DAVID BOWMAN: The evidence in the west of the United States is that the fire seasons are now growing bigger, the springs are starting earlier, the snowpack is earlier so very detailed analysis where we are seeing a huge increase in the size and the frequency of fire activity.

We haven’t done an equivalent analysis here in Australia but I would be certain that the results would be consistent with that.

What happened in the Victorian fires, just to help your listeners understand, is that we have a fire danger index which maxes out at about 100. Those fires were maxing out at almost 200.

The fire behaviour just wasn’t harmonising with how people would predict fires to behave. They were extreme.

FELICITY OGILVIE: What happened in Victoria with those extreme fires now that the climate is changing – should we expect that to become the norm now?

DAVID BOWMAN: Absolutely. The huge issue for Australians is that we are now, must understand those catastrophes not to be one-offs, not to be freaks of nature but potentially to become a more standard feature of our environment until we get a grip on global warming and bring down the temperature because basically this is going to be driven, more extreme fire weather is a certainty as we increase the temperature of this planet.

FELICITY OGILVIE: How can the temperatures be brought down if these extreme wildfires are adding to climate change?

DAVID BOWMAN: Well, that underscores one of the extremely important aspects of this paper that we need to get a better understanding of the rate of potential change.

We have got to understand increased bushfire activity as a direct consequence of uncontrolled climate change. This is a very good reason for Australia to do everything we possibly can to bring down the global temperature, to control carbon emissions and other gases which are resulting in the warming of the planet.

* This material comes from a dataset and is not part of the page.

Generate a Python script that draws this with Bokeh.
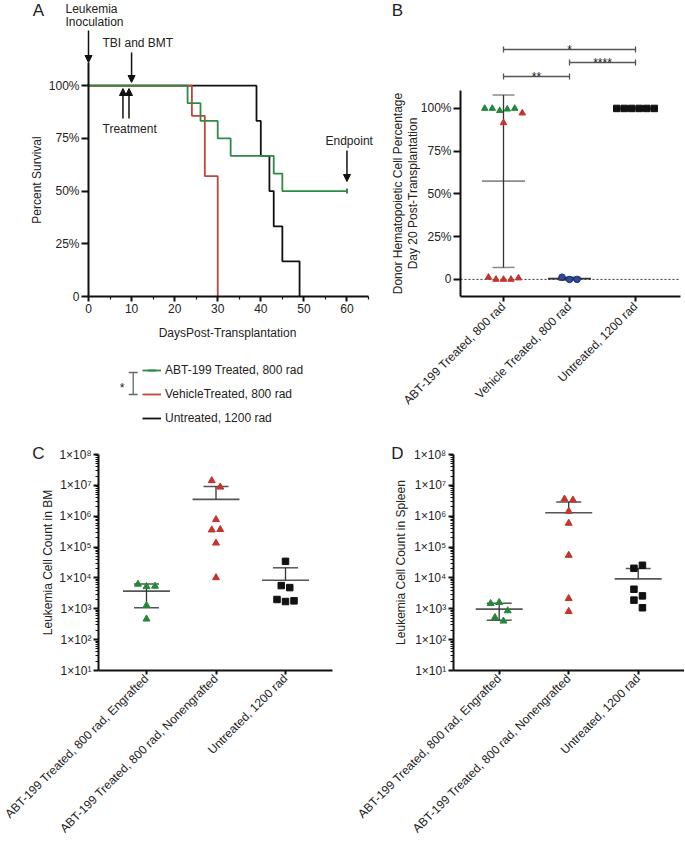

FELICITY OGILVIE: And how do you hope that your findings about fire will be used in the future to predict climate change?

DAVID BOWMAN: What we are hoping is that we stimulate the science community, certainly the global change community to think about fire in the earth’s system and we are actually urging the IPCC in their next report or the report after that to actually start dedicating chapters to fire in the earth’s system because currently the IPCC reports, fire is a cameo. It’s all over the place. It is peppered everywhere but it doesn’t get an opportunity to be thought about in its own right as a potent feedback and also a very fundamental feature of our planet.

PETER CAVE: Professor David Bowman speaking to Felicity Ogilvie.